Exercise details:
Gather up the lines that contain "Clone".

Data shown:

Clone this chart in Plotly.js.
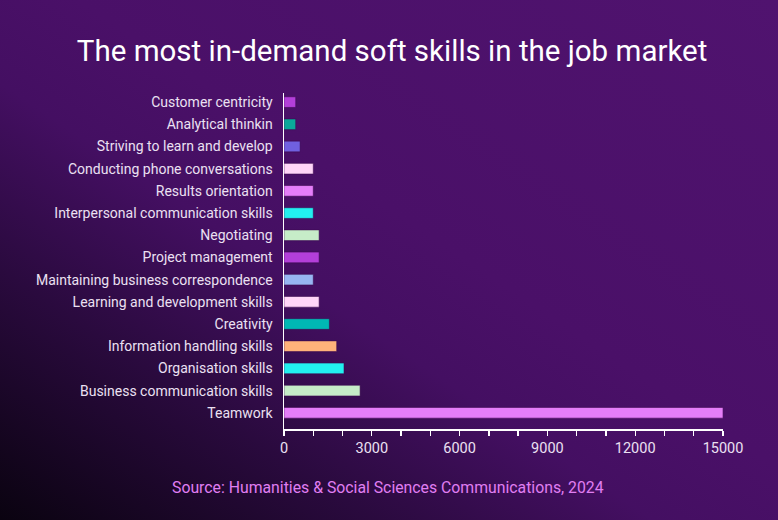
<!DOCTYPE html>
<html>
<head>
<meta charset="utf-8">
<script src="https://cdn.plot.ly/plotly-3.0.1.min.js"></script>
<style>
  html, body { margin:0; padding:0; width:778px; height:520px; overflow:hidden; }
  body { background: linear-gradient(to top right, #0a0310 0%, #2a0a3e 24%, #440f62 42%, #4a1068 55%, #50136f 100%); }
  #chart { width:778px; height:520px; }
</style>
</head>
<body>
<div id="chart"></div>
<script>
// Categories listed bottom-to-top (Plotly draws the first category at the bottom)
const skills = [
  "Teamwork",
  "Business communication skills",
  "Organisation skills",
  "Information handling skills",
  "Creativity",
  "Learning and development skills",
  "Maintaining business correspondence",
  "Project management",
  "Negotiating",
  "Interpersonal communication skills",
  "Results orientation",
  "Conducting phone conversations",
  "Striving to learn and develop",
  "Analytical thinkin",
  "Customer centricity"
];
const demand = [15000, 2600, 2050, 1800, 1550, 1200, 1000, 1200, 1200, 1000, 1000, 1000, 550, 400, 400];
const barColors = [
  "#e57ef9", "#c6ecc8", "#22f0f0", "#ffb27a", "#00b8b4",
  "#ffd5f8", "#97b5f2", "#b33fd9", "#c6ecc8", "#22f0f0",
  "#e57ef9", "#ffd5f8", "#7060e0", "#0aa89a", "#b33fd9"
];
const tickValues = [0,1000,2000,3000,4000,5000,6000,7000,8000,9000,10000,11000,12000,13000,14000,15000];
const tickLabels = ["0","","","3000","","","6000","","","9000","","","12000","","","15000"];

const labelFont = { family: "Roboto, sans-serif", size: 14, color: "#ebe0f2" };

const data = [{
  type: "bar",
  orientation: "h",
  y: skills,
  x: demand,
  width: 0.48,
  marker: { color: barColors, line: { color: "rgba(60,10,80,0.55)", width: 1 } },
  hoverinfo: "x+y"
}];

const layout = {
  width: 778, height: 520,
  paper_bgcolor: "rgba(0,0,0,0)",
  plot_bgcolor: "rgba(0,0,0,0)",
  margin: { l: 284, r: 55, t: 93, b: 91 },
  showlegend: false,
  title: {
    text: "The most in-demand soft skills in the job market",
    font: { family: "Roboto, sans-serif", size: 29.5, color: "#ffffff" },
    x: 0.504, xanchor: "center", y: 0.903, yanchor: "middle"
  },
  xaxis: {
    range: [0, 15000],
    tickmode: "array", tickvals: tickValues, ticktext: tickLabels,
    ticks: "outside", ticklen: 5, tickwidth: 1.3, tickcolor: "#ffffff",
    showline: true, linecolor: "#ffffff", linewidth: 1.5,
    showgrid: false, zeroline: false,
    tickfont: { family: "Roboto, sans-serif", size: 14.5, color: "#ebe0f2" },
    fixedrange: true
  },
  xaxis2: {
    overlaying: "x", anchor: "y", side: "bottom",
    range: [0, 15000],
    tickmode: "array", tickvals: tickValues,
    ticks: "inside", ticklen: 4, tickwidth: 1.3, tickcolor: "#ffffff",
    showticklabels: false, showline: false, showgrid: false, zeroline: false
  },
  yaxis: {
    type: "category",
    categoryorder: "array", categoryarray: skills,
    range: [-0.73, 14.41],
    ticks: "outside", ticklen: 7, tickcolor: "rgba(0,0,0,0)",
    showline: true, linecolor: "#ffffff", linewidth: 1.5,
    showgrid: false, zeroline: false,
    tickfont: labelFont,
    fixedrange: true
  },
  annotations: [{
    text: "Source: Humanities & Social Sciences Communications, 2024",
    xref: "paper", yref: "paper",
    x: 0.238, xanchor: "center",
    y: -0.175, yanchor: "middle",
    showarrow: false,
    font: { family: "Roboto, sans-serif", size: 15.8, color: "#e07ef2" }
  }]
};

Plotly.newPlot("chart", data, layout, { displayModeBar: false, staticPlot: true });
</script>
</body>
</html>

==

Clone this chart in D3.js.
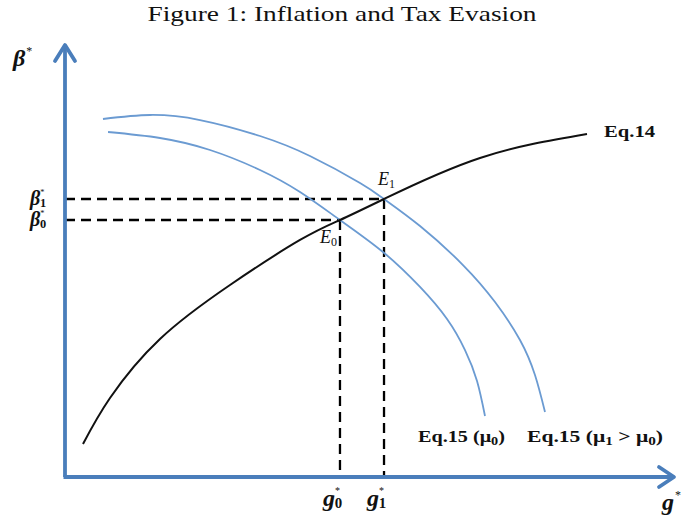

Exercise output:
Clone this chart in Plotly.js.
Clone this chart in D3.js.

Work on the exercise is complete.